Strongly Recommended Preparation: Upper division status (greater than 60 earned semester units) and completion of lower division Area C requirements. Prerequisites: Completion of GE Areas A1, A2, A3 and B4 with grade C- (CR) or better. Equivalent Quarter Course: HIST 3128. Possible Instructional Methods: Entirely On-ground. Grading: A-F or CR/NC (student choice). Breadth Area(s) Satisfied: GE-UD-C - Upper Division Arts or Humanities Course Typically Offered: Variable Intermittently
Student Learning Outcomes - Upon successful completion of this course students will be able to: - Analyze primary source documents as evidence of the past (PLO 1, GELO 1).

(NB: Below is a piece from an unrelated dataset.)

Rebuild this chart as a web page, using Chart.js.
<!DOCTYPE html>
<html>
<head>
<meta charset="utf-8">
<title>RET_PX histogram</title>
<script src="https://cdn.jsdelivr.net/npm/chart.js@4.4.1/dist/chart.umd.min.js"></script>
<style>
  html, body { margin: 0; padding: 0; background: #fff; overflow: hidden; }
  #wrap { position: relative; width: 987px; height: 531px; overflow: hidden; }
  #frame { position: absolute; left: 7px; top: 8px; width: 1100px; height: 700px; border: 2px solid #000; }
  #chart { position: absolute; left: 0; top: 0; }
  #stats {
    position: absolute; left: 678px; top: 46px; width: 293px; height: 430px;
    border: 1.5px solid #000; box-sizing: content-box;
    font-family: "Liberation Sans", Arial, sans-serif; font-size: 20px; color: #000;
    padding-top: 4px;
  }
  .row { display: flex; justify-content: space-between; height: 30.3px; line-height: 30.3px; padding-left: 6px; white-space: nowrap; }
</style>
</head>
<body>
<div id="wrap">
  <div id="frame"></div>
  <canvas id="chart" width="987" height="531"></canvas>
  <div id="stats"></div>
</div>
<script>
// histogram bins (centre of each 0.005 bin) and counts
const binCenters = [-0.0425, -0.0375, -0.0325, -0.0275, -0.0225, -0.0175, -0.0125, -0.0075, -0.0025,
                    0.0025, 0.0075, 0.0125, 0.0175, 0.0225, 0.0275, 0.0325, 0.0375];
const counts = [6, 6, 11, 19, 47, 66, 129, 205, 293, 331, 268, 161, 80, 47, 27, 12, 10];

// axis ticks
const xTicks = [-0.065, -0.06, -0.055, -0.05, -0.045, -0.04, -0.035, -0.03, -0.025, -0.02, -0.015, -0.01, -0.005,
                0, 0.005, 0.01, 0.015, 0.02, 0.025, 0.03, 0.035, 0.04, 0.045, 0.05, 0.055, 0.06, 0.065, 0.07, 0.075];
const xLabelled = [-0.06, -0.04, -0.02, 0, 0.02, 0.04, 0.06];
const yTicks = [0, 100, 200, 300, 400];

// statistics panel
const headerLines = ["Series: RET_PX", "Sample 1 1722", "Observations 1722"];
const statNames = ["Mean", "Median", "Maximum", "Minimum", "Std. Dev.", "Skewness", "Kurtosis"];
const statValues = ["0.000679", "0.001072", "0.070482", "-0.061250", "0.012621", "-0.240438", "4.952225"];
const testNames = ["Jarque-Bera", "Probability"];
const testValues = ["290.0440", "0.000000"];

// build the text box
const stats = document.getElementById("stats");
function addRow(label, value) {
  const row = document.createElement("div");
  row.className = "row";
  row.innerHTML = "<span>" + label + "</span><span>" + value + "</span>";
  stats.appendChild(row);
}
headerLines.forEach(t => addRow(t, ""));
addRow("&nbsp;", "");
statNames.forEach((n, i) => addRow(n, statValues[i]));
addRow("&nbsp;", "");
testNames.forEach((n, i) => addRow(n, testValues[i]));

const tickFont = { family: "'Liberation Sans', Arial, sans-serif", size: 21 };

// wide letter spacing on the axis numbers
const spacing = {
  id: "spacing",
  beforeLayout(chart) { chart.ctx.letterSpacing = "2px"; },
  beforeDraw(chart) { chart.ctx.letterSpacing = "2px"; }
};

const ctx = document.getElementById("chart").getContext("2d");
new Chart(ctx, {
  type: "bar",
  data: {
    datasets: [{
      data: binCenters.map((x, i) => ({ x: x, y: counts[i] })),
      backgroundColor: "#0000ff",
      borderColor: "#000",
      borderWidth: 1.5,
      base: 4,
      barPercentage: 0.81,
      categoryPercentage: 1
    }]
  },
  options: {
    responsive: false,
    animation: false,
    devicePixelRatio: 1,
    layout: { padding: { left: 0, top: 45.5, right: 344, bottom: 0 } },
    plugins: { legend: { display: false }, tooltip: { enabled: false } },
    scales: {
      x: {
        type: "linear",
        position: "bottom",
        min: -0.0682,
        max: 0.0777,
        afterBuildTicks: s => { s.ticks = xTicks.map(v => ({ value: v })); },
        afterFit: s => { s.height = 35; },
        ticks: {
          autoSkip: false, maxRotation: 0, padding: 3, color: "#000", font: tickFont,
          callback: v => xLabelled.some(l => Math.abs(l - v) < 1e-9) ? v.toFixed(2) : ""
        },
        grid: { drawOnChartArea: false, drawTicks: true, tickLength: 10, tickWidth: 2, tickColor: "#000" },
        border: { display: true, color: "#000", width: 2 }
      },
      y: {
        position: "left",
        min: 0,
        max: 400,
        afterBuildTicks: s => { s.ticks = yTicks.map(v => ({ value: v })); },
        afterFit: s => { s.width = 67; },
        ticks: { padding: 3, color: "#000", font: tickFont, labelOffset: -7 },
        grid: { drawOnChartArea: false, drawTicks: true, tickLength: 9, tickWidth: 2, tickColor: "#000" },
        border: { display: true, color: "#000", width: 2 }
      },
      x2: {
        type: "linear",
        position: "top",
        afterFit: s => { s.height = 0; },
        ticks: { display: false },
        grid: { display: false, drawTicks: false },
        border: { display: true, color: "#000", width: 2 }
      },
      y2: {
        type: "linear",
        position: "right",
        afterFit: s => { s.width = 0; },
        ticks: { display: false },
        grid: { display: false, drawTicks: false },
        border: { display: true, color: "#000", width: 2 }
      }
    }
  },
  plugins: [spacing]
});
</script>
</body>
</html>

- Describe the development of high medieval political, social, and religious ideas from early medieval precedents (PLO 2, GELO 2).
- Defend a position on a historical event with appropriate evidence, orally in collaboration with other students or individually in writing (PLO 3, GELO 1, ILO 2, 4).
- Construct a sustained argument on a historical problem of interest to you (PLO 4, GELO 2, ILO 1).
- Explain how Europeans responded to the perceived threat of outside/non-conformist belief systems from the eleventh to the fourteenth centuries (PLO 5, GELO 1).
- Evaluate the influence of high medieval history and culture in the construction of modern social values (PLO 6, GELO 3, ILO 3).
UD-C. Upper-division Arts or Humanities Learning Outcomes - demonstrate an understanding of and ability to apply the principles, methodologies, value systems, and thought processes employed in the arts and humanities;
- analyze cultural production as an expression of, or reflection upon, what it means to be human; and
- demonstrate how the perspectives of the arts and humanities are used by informed, engaged, and reflective citizens to benefit local and global communities.